— Start AVAILABLE DATA —

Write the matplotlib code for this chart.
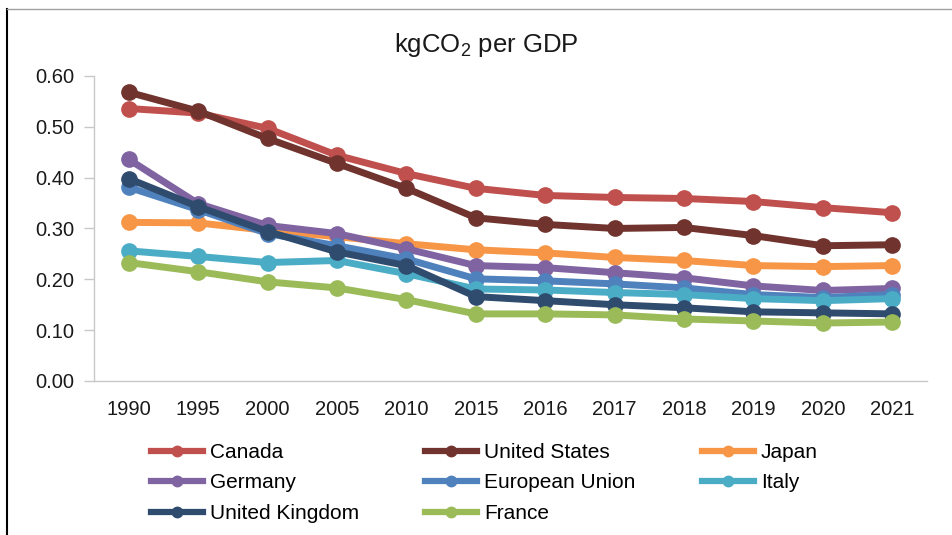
import matplotlib
matplotlib.use("Agg")
from matplotlib import pyplot as plt
from matplotlib.lines import Line2D

plt.rcParams['font.family'] = ['Liberation Sans', 'DejaVu Sans']
plt.rcParams['mathtext.fontset'] = 'custom'
plt.rcParams['mathtext.rm'] = 'Liberation Sans'
plt.rcParams['mathtext.it'] = 'Liberation Sans'

years = ['1990', '1995', '2000', '2005', '2010', '2015', '2016', '2017', '2018', '2019', '2020', '2021']

canada = [0.536, 0.527, 0.497, 0.444, 0.408, 0.379, 0.365, 0.361, 0.359, 0.353, 0.341, 0.331]
united_states = [0.568, 0.531, 0.477, 0.428, 0.379, 0.321, 0.308, 0.300, 0.302, 0.286, 0.266, 0.268]
japan = [0.312, 0.311, 0.296, 0.284, 0.270, 0.258, 0.252, 0.243, 0.237, 0.227, 0.225, 0.227]
germany = [0.436, 0.349, 0.306, 0.290, 0.260, 0.227, 0.223, 0.213, 0.203, 0.187, 0.178, 0.182]
european_union = [0.381, 0.337, 0.290, 0.266, 0.240, 0.201, 0.197, 0.191, 0.183, 0.170, 0.164, 0.170]
italy = [0.256, 0.245, 0.233, 0.237, 0.211, 0.181, 0.179, 0.174, 0.170, 0.162, 0.158, 0.162]
united_kingdom = [0.398, 0.343, 0.294, 0.254, 0.227, 0.166, 0.158, 0.150, 0.144, 0.136, 0.134, 0.132]
france = [0.233, 0.215, 0.195, 0.183, 0.160, 0.132, 0.132, 0.130, 0.122, 0.118, 0.114, 0.116]

series = [
    ('Canada', canada, '#c0504d'),
    ('United States', united_states, '#70332e'),
    ('Japan', japan, '#f79646'),
    ('Germany', germany, '#8064a2'),
    ('European Union', european_union, '#4f81bd'),
    ('Italy', italy, '#4bacc6'),
    ('United Kingdom', united_kingdom, '#2f4b6e'),
    ('France', france, '#9bbb59'),
]

fig = plt.figure(figsize=(9.53, 5.35), dpi=100)
ax = fig.add_axes([0.0986, 0.2879, 0.8741, 0.5701])

x = list(range(len(years)))
handles = {}
for name, vals, col in series:
    ax.plot(x, vals, color=col, lw=5, marker='o', ms=11, solid_capstyle='round')
    handles[name] = Line2D([], [], color=col, lw=4.5, marker='o', ms=7.5)

ax.set_xlim(-0.5, len(years) - 0.5)
ax.set_ylim(0, 0.6)
ax.set_yticks([0, 0.1, 0.2, 0.3, 0.4, 0.5, 0.6])
ax.set_yticklabels(['%.2f' % v for v in [0, 0.1, 0.2, 0.3, 0.4, 0.5, 0.6]])
ax.set_xticks(x)
ax.set_xticklabels(years)
for s in ['top', 'right']:
    ax.spines[s].set_visible(False)
for s in ['left', 'bottom']:
    ax.spines[s].set_color('#c8c8c8')
    ax.spines[s].set_linewidth(1)
ax.tick_params(axis='y', length=7, width=1, color='#c8c8c8', pad=7, labelsize=14.5, labelcolor='#1a1a1a')
ax.tick_params(axis='x', length=0, pad=14, labelsize=14.5, labelcolor='#1a1a1a')

fig.text(0.51, 0.916, 'kgCO$_2$ per GDP', ha='center', va='center', fontsize=18.5, color='#1a1a1a')

order = ['Canada', 'Germany', 'United Kingdom', 'United States', 'European Union', 'France', 'Japan', 'Italy']
fig.legend([handles[n] for n in order], order, ncol=3, loc='upper left',
           bbox_to_anchor=(151 / 953, 1 - 443 / 535), frameon=False, fontsize=15,
           borderpad=0, borderaxespad=0, handlelength=2.5, handletextpad=0.35,
           labelspacing=0.55, columnspacing=3.15)

# border of the original screenshot
fig.add_artist(Line2D([7 / 953, 7 / 953], [0, 1 - 9 / 535], transform=fig.transFigure, color='black', lw=1.5))
fig.add_artist(Line2D([7 / 953, 1], [1 - 9 / 535, 1 - 9 / 535], transform=fig.transFigure, color='#a0a0a0', lw=1))

fig.savefig('out.png', dpi=100)
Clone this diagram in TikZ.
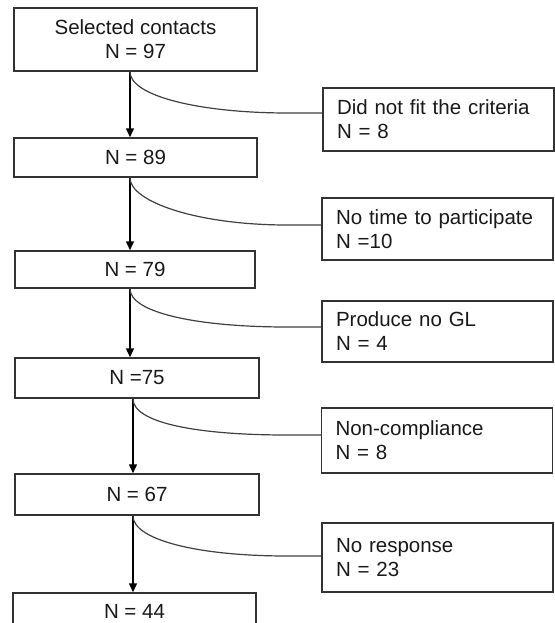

— End AVAILABLE DATA —

TASK REQUIREMENTS -
Repeat the data exactly, without the pictures.

FINAL ANSWER -
Write the matplotlib code for this chart.
import matplotlib
matplotlib.use("Agg")
from matplotlib import pyplot as plt
from matplotlib.lines import Line2D

plt.rcParams['font.family'] = ['Liberation Sans', 'DejaVu Sans']
plt.rcParams['mathtext.fontset'] = 'custom'
plt.rcParams['mathtext.rm'] = 'Liberation Sans'
plt.rcParams['mathtext.it'] = 'Liberation Sans'

years = ['1990', '1995', '2000', '2005', '2010', '2015', '2016', '2017', '2018', '2019', '2020', '2021']

canada = [0.536, 0.527, 0.497, 0.444, 0.408, 0.379, 0.365, 0.361, 0.359, 0.353, 0.341, 0.331]
united_states = [0.568, 0.531, 0.477, 0.428, 0.379, 0.321, 0.308, 0.300, 0.302, 0.286, 0.266, 0.268]
japan = [0.312, 0.311, 0.296, 0.284, 0.270, 0.258, 0.252, 0.243, 0.237, 0.227, 0.225, 0.227]
germany = [0.436, 0.349, 0.306, 0.290, 0.260, 0.227, 0.223, 0.213, 0.203, 0.187, 0.178, 0.182]
european_union = [0.381, 0.337, 0.290, 0.266, 0.240, 0.201, 0.197, 0.191, 0.183, 0.170, 0.164, 0.170]
italy = [0.256, 0.245, 0.233, 0.237, 0.211, 0.181, 0.179, 0.174, 0.170, 0.162, 0.158, 0.162]
united_kingdom = [0.398, 0.343, 0.294, 0.254, 0.227, 0.166, 0.158, 0.150, 0.144, 0.136, 0.134, 0.132]
france = [0.233, 0.215, 0.195, 0.183, 0.160, 0.132, 0.132, 0.130, 0.122, 0.118, 0.114, 0.116]

series = [
    ('Canada', canada, '#c0504d'),
    ('United States', united_states, '#70332e'),
    ('Japan', japan, '#f79646'),
    ('Germany', germany, '#8064a2'),
    ('European Union', european_union, '#4f81bd'),
    ('Italy', italy, '#4bacc6'),
    ('United Kingdom', united_kingdom, '#2f4b6e'),
    ('France', france, '#9bbb59'),
]

fig = plt.figure(figsize=(9.53, 5.35), dpi=100)
ax = fig.add_axes([0.0986, 0.2879, 0.8741, 0.5701])

x = list(range(len(years)))
handles = {}
for name, vals, col in series:
    ax.plot(x, vals, color=col, lw=5, marker='o', ms=11, solid_capstyle='round')
    handles[name] = Line2D([], [], color=col, lw=4.5, marker='o', ms=7.5)

ax.set_xlim(-0.5, len(years) - 0.5)
ax.set_ylim(0, 0.6)
ax.set_yticks([0, 0.1, 0.2, 0.3, 0.4, 0.5, 0.6])
ax.set_yticklabels(['%.2f' % v for v in [0, 0.1, 0.2, 0.3, 0.4, 0.5, 0.6]])
ax.set_xticks(x)
ax.set_xticklabels(years)
for s in ['top', 'right']:
    ax.spines[s].set_visible(False)
for s in ['left', 'bottom']:
    ax.spines[s].set_color('#c8c8c8')
    ax.spines[s].set_linewidth(1)
ax.tick_params(axis='y', length=7, width=1, color='#c8c8c8', pad=7, labelsize=14.5, labelcolor='#1a1a1a')
ax.tick_params(axis='x', length=0, pad=14, labelsize=14.5, labelcolor='#1a1a1a')

fig.text(0.51, 0.916, 'kgCO$_2$ per GDP', ha='center', va='center', fontsize=18.5, color='#1a1a1a')

order = ['Canada', 'Germany', 'United Kingdom', 'United States', 'European Union', 'France', 'Japan', 'Italy']
fig.legend([handles[n] for n in order], order, ncol=3, loc='upper left',
           bbox_to_anchor=(151 / 953, 1 - 443 / 535), frameon=False, fontsize=15,
           borderpad=0, borderaxespad=0, handlelength=2.5, handletextpad=0.35,
           labelspacing=0.55, columnspacing=3.15)

# border of the original screenshot
fig.add_artist(Line2D([7 / 953, 7 / 953], [0, 1 - 9 / 535], transform=fig.transFigure, color='black', lw=1.5))
fig.add_artist(Line2D([7 / 953, 1], [1 - 9 / 535, 1 - 9 / 535], transform=fig.transFigure, color='#a0a0a0', lw=1))

fig.savefig('out.png', dpi=100)
Clone this diagram in TikZ.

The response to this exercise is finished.